| RECORDS TO USE |
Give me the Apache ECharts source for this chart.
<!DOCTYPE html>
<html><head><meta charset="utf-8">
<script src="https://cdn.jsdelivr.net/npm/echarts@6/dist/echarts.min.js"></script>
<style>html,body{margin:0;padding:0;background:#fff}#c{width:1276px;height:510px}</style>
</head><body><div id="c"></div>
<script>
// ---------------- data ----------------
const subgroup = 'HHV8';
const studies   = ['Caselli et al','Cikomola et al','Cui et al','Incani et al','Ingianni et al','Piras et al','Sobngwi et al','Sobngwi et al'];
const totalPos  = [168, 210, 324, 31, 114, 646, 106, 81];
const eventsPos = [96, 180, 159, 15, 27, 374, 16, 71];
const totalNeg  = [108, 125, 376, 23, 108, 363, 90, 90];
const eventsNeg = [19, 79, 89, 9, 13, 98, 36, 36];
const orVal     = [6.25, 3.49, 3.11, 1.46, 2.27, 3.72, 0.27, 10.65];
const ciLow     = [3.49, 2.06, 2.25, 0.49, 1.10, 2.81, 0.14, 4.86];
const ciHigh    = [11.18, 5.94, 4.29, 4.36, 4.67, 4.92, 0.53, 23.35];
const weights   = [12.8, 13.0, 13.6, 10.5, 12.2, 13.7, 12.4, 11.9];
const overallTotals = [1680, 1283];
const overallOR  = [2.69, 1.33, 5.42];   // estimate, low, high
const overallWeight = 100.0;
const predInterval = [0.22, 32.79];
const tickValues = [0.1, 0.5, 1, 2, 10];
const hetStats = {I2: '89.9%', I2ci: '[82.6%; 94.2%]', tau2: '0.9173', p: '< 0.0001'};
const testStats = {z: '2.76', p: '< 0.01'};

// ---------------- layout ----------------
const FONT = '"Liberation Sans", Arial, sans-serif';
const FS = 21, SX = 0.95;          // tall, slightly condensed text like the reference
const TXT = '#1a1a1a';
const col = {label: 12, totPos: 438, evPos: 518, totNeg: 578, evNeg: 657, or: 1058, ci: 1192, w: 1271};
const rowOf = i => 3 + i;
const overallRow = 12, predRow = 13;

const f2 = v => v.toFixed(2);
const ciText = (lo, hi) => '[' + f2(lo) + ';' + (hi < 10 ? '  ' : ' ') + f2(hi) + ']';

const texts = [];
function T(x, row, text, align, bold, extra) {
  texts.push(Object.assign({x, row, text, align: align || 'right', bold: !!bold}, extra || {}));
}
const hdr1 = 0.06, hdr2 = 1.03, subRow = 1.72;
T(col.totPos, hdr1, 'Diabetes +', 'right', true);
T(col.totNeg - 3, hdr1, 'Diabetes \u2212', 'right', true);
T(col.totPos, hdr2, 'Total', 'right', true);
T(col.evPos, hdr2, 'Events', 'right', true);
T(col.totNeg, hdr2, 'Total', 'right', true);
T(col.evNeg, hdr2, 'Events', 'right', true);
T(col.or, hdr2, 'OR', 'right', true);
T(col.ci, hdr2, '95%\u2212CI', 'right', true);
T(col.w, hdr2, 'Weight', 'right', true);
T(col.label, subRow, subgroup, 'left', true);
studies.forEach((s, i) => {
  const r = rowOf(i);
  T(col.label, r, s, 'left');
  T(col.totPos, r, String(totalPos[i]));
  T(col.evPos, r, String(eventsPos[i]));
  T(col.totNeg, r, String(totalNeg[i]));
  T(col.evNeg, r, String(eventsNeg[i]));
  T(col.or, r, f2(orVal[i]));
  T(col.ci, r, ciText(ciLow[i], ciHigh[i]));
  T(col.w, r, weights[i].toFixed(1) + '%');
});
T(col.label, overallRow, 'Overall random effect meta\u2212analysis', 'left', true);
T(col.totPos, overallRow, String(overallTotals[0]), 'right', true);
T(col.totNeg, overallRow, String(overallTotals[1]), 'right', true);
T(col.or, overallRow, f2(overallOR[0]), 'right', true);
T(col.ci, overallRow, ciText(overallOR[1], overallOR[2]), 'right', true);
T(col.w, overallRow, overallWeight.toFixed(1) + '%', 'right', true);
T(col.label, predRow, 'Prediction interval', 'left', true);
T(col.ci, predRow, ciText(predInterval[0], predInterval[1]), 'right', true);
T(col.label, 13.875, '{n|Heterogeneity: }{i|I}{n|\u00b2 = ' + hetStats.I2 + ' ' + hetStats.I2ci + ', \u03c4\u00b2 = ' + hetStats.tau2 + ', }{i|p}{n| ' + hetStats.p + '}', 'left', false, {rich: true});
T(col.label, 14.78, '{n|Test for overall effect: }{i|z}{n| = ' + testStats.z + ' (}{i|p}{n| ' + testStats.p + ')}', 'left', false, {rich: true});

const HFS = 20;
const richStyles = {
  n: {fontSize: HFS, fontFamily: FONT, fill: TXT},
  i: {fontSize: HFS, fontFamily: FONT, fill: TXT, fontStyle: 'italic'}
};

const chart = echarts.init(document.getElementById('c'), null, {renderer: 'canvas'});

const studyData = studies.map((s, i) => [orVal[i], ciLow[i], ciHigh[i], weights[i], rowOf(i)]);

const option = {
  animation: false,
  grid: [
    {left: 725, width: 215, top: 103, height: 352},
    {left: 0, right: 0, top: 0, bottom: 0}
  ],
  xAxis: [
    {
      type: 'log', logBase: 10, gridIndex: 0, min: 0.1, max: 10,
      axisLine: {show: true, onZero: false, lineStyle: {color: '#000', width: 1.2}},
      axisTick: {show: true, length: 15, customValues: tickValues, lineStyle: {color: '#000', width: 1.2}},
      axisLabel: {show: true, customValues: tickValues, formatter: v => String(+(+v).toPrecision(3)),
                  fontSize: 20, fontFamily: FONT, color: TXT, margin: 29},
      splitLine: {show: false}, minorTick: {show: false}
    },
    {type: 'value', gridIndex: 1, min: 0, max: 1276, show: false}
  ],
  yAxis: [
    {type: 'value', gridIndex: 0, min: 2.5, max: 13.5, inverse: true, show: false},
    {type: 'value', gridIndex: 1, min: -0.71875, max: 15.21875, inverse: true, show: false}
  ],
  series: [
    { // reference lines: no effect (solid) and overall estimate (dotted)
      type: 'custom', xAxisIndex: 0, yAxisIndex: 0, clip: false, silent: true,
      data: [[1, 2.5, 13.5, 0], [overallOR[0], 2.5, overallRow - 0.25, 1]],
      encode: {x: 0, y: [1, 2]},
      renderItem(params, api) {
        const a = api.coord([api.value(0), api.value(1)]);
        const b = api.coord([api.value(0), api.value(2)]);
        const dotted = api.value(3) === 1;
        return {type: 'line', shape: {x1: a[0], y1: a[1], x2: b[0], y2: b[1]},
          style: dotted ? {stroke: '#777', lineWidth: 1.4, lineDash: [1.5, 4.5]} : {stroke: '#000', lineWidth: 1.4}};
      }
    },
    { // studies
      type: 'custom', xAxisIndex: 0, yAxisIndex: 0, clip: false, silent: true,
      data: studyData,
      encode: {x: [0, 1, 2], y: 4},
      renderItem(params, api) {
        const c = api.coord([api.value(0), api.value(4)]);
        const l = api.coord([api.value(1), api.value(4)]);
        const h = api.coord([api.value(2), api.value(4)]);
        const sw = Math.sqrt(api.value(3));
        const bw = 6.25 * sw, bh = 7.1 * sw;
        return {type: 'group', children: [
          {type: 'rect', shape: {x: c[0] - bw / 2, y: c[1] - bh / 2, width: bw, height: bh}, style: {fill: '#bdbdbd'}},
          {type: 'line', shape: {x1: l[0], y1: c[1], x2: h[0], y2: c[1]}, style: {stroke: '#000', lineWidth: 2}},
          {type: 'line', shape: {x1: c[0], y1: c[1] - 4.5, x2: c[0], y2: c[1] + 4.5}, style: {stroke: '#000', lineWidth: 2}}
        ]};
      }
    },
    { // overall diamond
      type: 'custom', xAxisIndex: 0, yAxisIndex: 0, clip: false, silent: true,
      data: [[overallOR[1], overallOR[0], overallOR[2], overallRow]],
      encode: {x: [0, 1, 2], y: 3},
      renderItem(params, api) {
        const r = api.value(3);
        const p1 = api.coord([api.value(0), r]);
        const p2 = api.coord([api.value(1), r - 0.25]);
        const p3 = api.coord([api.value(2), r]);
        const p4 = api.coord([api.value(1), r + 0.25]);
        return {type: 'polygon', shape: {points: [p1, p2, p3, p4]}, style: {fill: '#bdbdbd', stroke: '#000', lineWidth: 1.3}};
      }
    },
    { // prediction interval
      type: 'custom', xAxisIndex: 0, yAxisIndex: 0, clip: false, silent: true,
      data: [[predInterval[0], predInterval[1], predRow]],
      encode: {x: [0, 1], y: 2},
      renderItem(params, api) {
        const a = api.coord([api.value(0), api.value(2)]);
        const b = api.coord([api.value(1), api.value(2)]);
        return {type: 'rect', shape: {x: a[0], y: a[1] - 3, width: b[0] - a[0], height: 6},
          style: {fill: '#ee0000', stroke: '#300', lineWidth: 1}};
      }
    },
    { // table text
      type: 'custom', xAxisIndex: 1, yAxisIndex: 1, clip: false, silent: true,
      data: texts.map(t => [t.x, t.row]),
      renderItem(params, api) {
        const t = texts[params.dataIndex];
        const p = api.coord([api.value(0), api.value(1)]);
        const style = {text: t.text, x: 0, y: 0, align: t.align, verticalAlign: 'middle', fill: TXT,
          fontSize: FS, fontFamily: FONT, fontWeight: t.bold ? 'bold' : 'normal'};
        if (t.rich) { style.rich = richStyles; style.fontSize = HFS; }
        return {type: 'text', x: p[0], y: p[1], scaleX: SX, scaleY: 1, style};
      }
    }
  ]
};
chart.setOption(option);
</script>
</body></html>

* * *

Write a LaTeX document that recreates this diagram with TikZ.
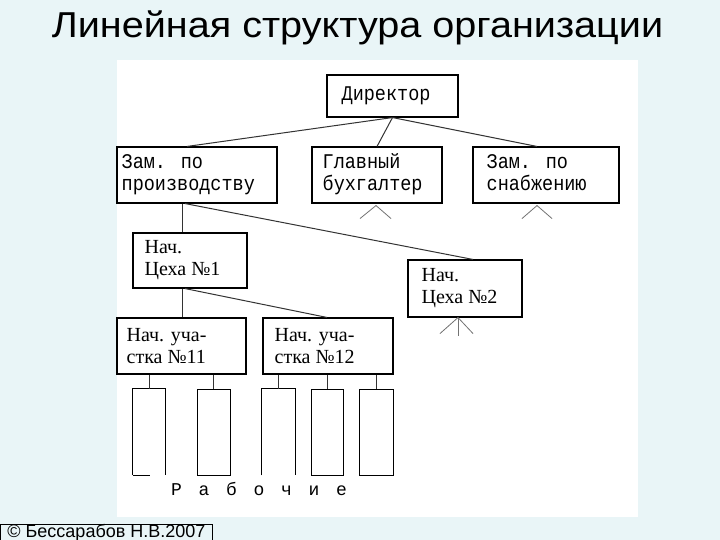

| GOAL OF THE EXERCISE |
Scan the entries above. Copy each line that has the string "document".

| RESULT OF THIS EXERCISE |
const chart = echarts.init(document.getElementById('c'), null, {renderer: 'canvas'});
Write a LaTeX document that recreates this diagram with TikZ.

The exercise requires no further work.